Why wouldn’t the author give Katie some redeeming feature, some softness? At least, make her competent, if nothing else, so that even a little of her bluster is justified. But no, Katie is the way she is, and it is actually hard not to root for the villain to annihilate her. Seriously, when the villain actually hits her, I give a small cheer and am so disappointed when the hero stops the next blow from coming.
The weirdest thing in all of this is that the author knows what a waste of everything Katie is. At the “romantic climax” before the epilogue, Katie points out that she has given Conrad very little (no, try: zero) reason to love her, but she is so grateful that he did, and now she’d like him to shag her, thanks. What is the point of all that nonsense, then? Am I supposed to be cheered by the fact that the heroine gets rewarded in the end and marries her true love just because she’s the designated heroine? Katie never earns any of the happy ending, and you know there is a big, big problem when my idea of a happy ending to this story is the heroine being beaten to death by the villain while I cheer that scumbag on. And that scumbag is absolutely vile, mind you! That’s how much of a turd the heroine is.
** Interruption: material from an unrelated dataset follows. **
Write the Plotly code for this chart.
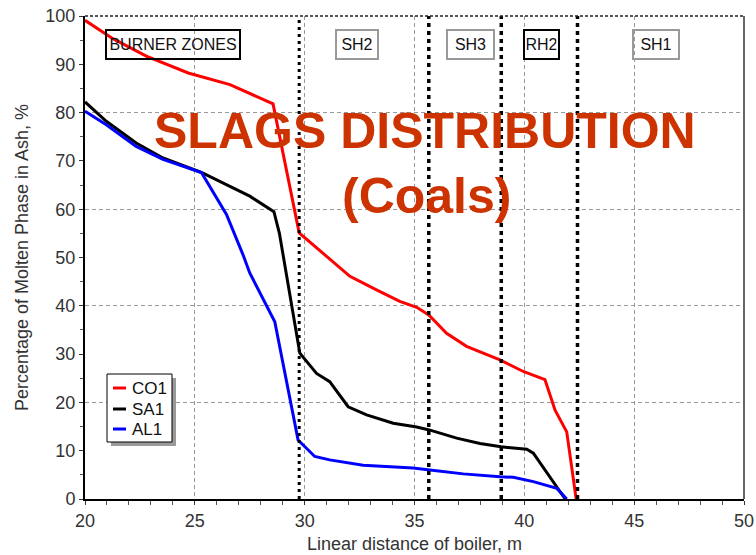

At the end of the day, I kind of get what the author is trying to do with the hero, and I can appreciate that. But I have no idea what she is thinking when it comes to the heroine. As much as I’d like to give this book a better score, I can’t bring myself to without feeling like I’d vomit out everything I’ve eaten in the last three days. The heroine is such an overwhelmingly toxic presence that she negates everything good about this story.